◆ RECORDS TO PROCESS ◆
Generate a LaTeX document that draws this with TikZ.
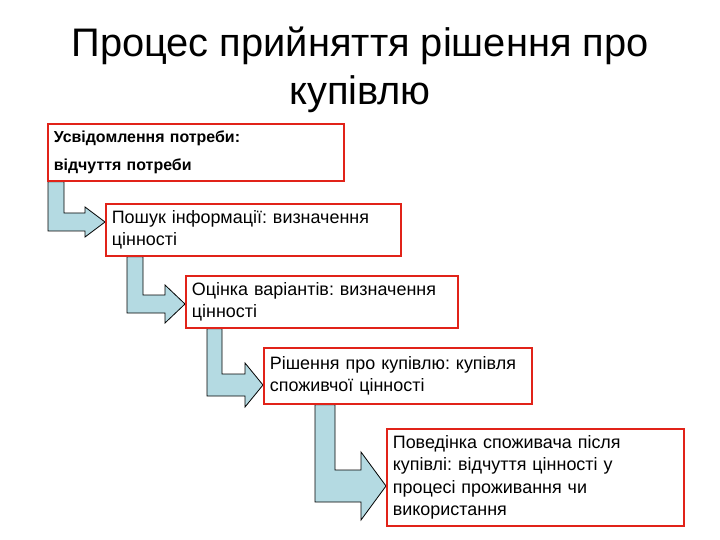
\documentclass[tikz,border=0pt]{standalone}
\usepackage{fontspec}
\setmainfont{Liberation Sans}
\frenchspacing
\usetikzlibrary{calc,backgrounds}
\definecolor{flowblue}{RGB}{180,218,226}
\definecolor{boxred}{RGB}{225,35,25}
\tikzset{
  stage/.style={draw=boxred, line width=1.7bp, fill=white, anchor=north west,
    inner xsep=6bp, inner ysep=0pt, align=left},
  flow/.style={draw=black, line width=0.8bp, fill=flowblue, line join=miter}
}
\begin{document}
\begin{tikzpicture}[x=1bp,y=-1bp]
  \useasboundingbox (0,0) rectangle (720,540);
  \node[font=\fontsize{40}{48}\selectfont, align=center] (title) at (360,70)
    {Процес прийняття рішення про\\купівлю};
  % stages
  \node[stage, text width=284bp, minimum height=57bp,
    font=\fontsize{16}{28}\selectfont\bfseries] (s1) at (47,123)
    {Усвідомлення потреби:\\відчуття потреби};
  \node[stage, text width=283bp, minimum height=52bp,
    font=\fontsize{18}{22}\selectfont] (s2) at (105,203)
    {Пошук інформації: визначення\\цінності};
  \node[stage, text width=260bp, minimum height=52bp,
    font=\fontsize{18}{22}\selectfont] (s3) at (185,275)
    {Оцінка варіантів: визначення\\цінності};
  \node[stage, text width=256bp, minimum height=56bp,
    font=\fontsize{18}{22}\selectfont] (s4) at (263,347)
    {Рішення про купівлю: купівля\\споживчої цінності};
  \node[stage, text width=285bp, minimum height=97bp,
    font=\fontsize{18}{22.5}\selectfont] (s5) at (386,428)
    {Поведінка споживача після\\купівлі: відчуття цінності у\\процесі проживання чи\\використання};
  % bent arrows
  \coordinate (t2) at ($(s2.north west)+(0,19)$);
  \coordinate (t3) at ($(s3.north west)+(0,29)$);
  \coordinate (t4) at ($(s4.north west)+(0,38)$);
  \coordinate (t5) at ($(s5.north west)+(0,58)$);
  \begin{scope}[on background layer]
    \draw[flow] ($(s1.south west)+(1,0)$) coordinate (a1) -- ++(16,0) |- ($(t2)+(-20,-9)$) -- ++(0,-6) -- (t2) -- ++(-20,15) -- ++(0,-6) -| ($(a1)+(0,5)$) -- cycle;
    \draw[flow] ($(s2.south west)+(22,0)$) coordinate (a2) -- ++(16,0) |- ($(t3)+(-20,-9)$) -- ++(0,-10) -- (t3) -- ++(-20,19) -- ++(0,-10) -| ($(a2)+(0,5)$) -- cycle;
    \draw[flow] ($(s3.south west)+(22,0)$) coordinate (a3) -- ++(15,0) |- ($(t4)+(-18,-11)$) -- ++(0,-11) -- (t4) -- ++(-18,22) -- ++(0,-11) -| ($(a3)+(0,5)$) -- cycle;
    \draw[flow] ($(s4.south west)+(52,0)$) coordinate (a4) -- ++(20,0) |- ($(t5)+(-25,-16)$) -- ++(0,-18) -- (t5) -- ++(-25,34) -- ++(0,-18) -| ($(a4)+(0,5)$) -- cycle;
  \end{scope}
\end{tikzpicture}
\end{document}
* * *
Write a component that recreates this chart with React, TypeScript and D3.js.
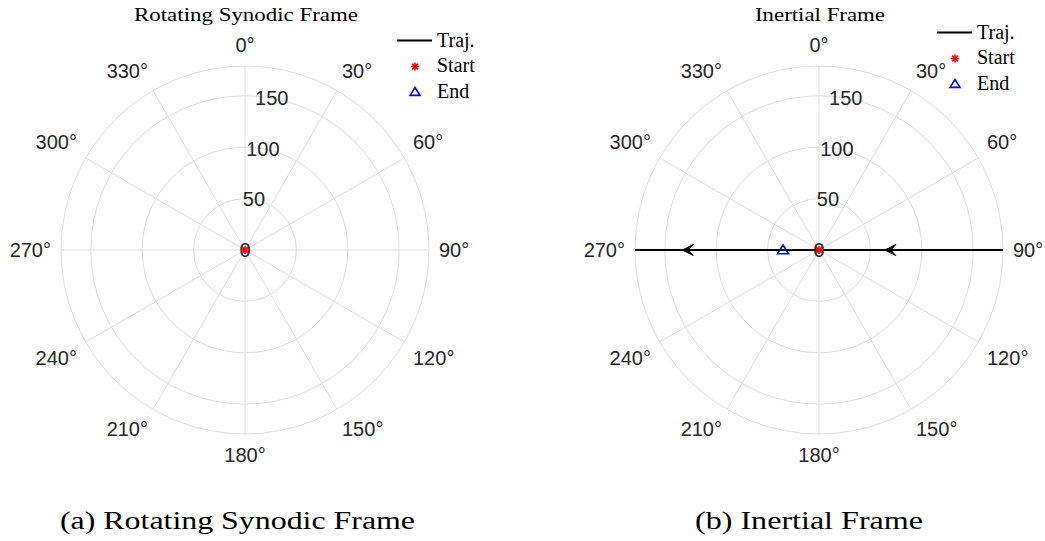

◆ OBJECTIVE ◆
Say, as a number only, how many lines of the data contain "with".

◆ ANSWER BELOW ◆
2